SHORT PROBLEM: Return the material exactly as supplied, apart from the pictures, which are omitted.

PROVIDED DATA:
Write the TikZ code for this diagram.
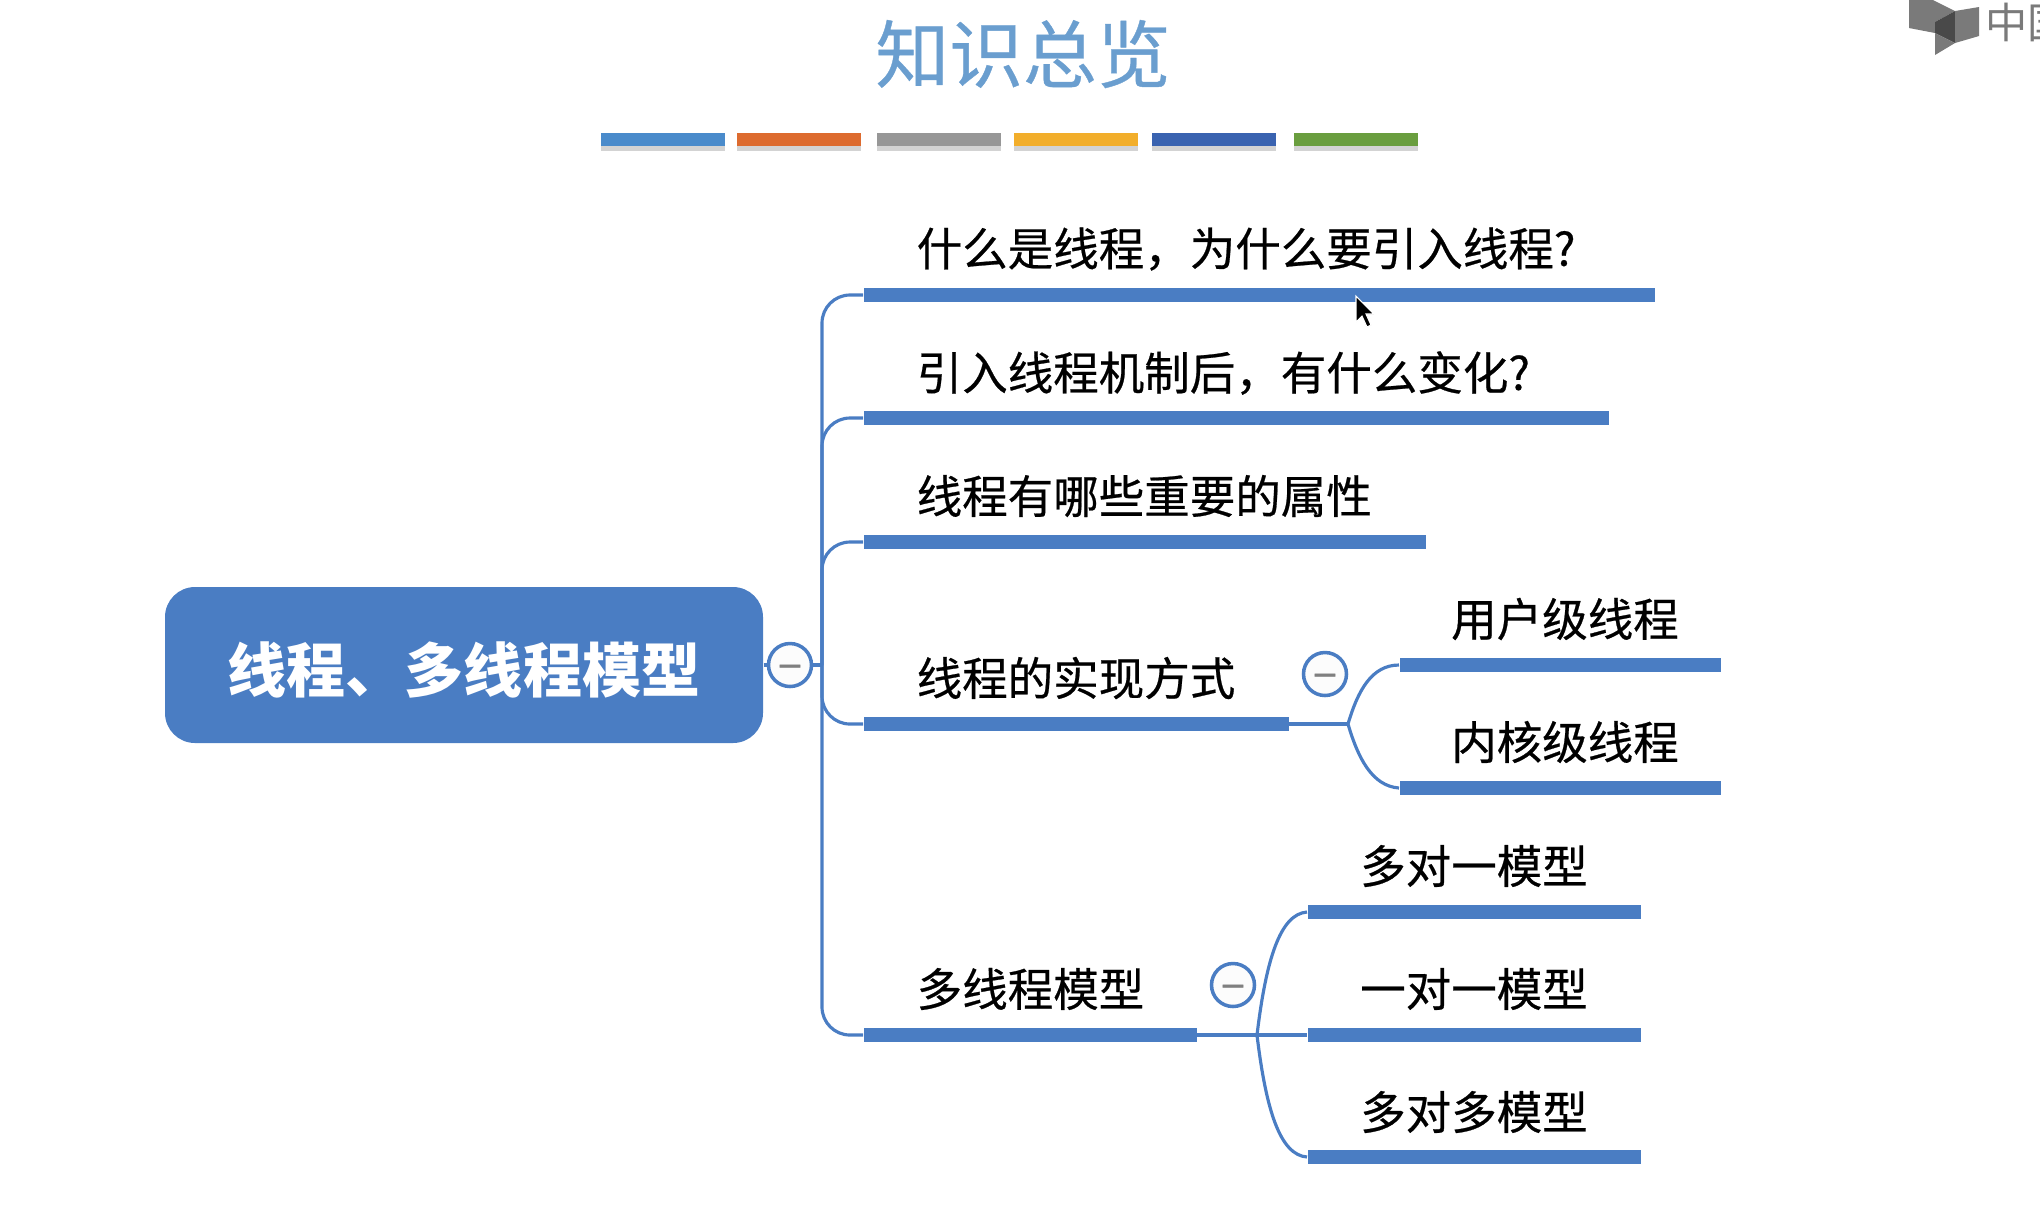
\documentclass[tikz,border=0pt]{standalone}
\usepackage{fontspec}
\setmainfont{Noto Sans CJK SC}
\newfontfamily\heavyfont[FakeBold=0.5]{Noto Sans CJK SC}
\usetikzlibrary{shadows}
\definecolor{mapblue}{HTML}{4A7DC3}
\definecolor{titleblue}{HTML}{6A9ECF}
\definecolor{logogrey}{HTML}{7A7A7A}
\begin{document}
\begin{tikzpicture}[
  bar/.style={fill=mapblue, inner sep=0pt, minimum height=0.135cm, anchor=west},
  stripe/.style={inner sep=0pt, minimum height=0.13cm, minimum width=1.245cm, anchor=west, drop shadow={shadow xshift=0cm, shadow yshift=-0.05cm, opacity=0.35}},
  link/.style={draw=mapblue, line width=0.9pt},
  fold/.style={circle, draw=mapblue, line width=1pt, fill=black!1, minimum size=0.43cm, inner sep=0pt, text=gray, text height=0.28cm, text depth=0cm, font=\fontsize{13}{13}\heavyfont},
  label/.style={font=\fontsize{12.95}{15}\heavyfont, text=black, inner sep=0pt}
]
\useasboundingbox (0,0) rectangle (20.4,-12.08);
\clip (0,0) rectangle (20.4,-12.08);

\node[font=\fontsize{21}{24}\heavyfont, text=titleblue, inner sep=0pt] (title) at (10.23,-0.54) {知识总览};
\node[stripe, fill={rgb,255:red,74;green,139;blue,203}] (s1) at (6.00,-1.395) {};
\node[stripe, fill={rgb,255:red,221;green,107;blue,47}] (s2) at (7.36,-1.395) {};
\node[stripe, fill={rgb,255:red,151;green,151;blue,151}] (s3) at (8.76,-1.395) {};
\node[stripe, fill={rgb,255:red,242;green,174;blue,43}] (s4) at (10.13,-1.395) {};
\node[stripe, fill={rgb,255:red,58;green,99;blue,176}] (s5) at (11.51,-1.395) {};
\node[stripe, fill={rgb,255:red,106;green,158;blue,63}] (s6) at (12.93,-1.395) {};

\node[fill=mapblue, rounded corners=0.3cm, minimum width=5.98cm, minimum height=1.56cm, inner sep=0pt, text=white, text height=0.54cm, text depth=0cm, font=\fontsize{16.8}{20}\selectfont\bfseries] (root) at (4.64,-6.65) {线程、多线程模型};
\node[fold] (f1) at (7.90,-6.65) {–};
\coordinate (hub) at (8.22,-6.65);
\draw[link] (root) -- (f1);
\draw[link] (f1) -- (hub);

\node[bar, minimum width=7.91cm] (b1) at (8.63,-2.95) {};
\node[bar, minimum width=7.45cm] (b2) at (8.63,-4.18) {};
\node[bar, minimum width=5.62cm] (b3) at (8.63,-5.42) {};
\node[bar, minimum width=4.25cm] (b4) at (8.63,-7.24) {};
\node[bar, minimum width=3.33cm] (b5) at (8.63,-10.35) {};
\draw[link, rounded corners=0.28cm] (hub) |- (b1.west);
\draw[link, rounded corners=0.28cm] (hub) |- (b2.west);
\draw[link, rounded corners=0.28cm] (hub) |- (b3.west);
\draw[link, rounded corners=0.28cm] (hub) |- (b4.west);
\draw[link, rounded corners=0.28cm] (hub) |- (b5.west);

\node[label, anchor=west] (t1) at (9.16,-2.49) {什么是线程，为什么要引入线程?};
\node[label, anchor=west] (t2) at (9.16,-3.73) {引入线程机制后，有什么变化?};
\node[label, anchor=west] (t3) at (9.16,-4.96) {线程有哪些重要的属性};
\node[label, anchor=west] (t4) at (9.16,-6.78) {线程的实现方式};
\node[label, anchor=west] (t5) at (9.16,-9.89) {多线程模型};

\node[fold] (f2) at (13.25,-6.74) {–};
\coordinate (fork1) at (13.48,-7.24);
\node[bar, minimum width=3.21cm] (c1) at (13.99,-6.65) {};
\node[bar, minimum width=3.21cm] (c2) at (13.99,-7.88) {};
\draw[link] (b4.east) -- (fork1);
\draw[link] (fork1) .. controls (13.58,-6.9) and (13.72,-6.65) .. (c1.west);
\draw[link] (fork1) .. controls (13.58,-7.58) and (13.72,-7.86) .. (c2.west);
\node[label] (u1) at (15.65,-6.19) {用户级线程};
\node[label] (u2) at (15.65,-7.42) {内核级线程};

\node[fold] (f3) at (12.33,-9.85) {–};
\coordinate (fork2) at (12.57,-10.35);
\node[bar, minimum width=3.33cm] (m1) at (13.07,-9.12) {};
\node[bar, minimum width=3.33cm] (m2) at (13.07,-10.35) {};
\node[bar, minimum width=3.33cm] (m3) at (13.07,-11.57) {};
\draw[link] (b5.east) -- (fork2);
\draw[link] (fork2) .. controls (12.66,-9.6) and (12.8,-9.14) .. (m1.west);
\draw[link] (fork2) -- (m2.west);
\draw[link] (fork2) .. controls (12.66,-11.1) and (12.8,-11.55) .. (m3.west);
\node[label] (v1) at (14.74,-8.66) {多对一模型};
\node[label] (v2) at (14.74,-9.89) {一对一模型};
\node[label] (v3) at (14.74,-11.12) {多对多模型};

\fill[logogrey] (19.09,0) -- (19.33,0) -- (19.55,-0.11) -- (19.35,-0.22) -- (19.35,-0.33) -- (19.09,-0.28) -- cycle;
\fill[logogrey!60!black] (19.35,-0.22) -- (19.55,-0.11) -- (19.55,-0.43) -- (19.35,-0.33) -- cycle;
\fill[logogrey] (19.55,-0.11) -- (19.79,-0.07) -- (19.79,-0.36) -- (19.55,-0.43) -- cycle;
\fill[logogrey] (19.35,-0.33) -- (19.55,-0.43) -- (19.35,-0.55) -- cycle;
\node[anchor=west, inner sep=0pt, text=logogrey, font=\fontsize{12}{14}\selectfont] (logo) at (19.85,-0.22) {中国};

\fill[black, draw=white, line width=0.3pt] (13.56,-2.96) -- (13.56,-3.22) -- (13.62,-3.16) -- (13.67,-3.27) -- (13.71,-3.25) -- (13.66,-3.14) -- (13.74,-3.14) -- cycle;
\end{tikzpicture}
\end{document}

THE RESULT:
Write the TikZ code for this diagram.
\documentclass[tikz,border=0pt]{standalone}
\usepackage{fontspec}
\setmainfont{Noto Sans CJK SC}
\newfontfamily\heavyfont[FakeBold=0.5]{Noto Sans CJK SC}
\usetikzlibrary{shadows}
\definecolor{mapblue}{HTML}{4A7DC3}
\definecolor{titleblue}{HTML}{6A9ECF}
\definecolor{logogrey}{HTML}{7A7A7A}
\begin{document}
\begin{tikzpicture}[
  bar/.style={fill=mapblue, inner sep=0pt, minimum height=0.135cm, anchor=west},
  stripe/.style={inner sep=0pt, minimum height=0.13cm, minimum width=1.245cm, anchor=west, drop shadow={shadow xshift=0cm, shadow yshift=-0.05cm, opacity=0.35}},
  link/.style={draw=mapblue, line width=0.9pt},
  fold/.style={circle, draw=mapblue, line width=1pt, fill=black!1, minimum size=0.43cm, inner sep=0pt, text=gray, text height=0.28cm, text depth=0cm, font=\fontsize{13}{13}\heavyfont},
  label/.style={font=\fontsize{12.95}{15}\heavyfont, text=black, inner sep=0pt}
]
\useasboundingbox (0,0) rectangle (20.4,-12.08);
\clip (0,0) rectangle (20.4,-12.08);

\node[font=\fontsize{21}{24}\heavyfont, text=titleblue, inner sep=0pt] (title) at (10.23,-0.54) {知识总览};
\node[stripe, fill={rgb,255:red,74;green,139;blue,203}] (s1) at (6.00,-1.395) {};
\node[stripe, fill={rgb,255:red,221;green,107;blue,47}] (s2) at (7.36,-1.395) {};
\node[stripe, fill={rgb,255:red,151;green,151;blue,151}] (s3) at (8.76,-1.395) {};
\node[stripe, fill={rgb,255:red,242;green,174;blue,43}] (s4) at (10.13,-1.395) {};
\node[stripe, fill={rgb,255:red,58;green,99;blue,176}] (s5) at (11.51,-1.395) {};
\node[stripe, fill={rgb,255:red,106;green,158;blue,63}] (s6) at (12.93,-1.395) {};

\node[fill=mapblue, rounded corners=0.3cm, minimum width=5.98cm, minimum height=1.56cm, inner sep=0pt, text=white, text height=0.54cm, text depth=0cm, font=\fontsize{16.8}{20}\selectfont\bfseries] (root) at (4.64,-6.65) {线程、多线程模型};
\node[fold] (f1) at (7.90,-6.65) {–};
\coordinate (hub) at (8.22,-6.65);
\draw[link] (root) -- (f1);
\draw[link] (f1) -- (hub);

\node[bar, minimum width=7.91cm] (b1) at (8.63,-2.95) {};
\node[bar, minimum width=7.45cm] (b2) at (8.63,-4.18) {};
\node[bar, minimum width=5.62cm] (b3) at (8.63,-5.42) {};
\node[bar, minimum width=4.25cm] (b4) at (8.63,-7.24) {};
\node[bar, minimum width=3.33cm] (b5) at (8.63,-10.35) {};
\draw[link, rounded corners=0.28cm] (hub) |- (b1.west);
\draw[link, rounded corners=0.28cm] (hub) |- (b2.west);
\draw[link, rounded corners=0.28cm] (hub) |- (b3.west);
\draw[link, rounded corners=0.28cm] (hub) |- (b4.west);
\draw[link, rounded corners=0.28cm] (hub) |- (b5.west);

\node[label, anchor=west] (t1) at (9.16,-2.49) {什么是线程，为什么要引入线程?};
\node[label, anchor=west] (t2) at (9.16,-3.73) {引入线程机制后，有什么变化?};
\node[label, anchor=west] (t3) at (9.16,-4.96) {线程有哪些重要的属性};
\node[label, anchor=west] (t4) at (9.16,-6.78) {线程的实现方式};
\node[label, anchor=west] (t5) at (9.16,-9.89) {多线程模型};

\node[fold] (f2) at (13.25,-6.74) {–};
\coordinate (fork1) at (13.48,-7.24);
\node[bar, minimum width=3.21cm] (c1) at (13.99,-6.65) {};
\node[bar, minimum width=3.21cm] (c2) at (13.99,-7.88) {};
\draw[link] (b4.east) -- (fork1);
\draw[link] (fork1) .. controls (13.58,-6.9) and (13.72,-6.65) .. (c1.west);
\draw[link] (fork1) .. controls (13.58,-7.58) and (13.72,-7.86) .. (c2.west);
\node[label] (u1) at (15.65,-6.19) {用户级线程};
\node[label] (u2) at (15.65,-7.42) {内核级线程};

\node[fold] (f3) at (12.33,-9.85) {–};
\coordinate (fork2) at (12.57,-10.35);
\node[bar, minimum width=3.33cm] (m1) at (13.07,-9.12) {};
\node[bar, minimum width=3.33cm] (m2) at (13.07,-10.35) {};
\node[bar, minimum width=3.33cm] (m3) at (13.07,-11.57) {};
\draw[link] (b5.east) -- (fork2);
\draw[link] (fork2) .. controls (12.66,-9.6) and (12.8,-9.14) .. (m1.west);
\draw[link] (fork2) -- (m2.west);
\draw[link] (fork2) .. controls (12.66,-11.1) and (12.8,-11.55) .. (m3.west);
\node[label] (v1) at (14.74,-8.66) {多对一模型};
\node[label] (v2) at (14.74,-9.89) {一对一模型};
\node[label] (v3) at (14.74,-11.12) {多对多模型};

\fill[logogrey] (19.09,0) -- (19.33,0) -- (19.55,-0.11) -- (19.35,-0.22) -- (19.35,-0.33) -- (19.09,-0.28) -- cycle;
\fill[logogrey!60!black] (19.35,-0.22) -- (19.55,-0.11) -- (19.55,-0.43) -- (19.35,-0.33) -- cycle;
\fill[logogrey] (19.55,-0.11) -- (19.79,-0.07) -- (19.79,-0.36) -- (19.55,-0.43) -- cycle;
\fill[logogrey] (19.35,-0.33) -- (19.55,-0.43) -- (19.35,-0.55) -- cycle;
\node[anchor=west, inner sep=0pt, text=logogrey, font=\fontsize{12}{14}\selectfont] (logo) at (19.85,-0.22) {中国};

\fill[black, draw=white, line width=0.3pt] (13.56,-2.96) -- (13.56,-3.22) -- (13.62,-3.16) -- (13.67,-3.27) -- (13.71,-3.25) -- (13.66,-3.14) -- (13.74,-3.14) -- cycle;
\end{tikzpicture}
\end{document}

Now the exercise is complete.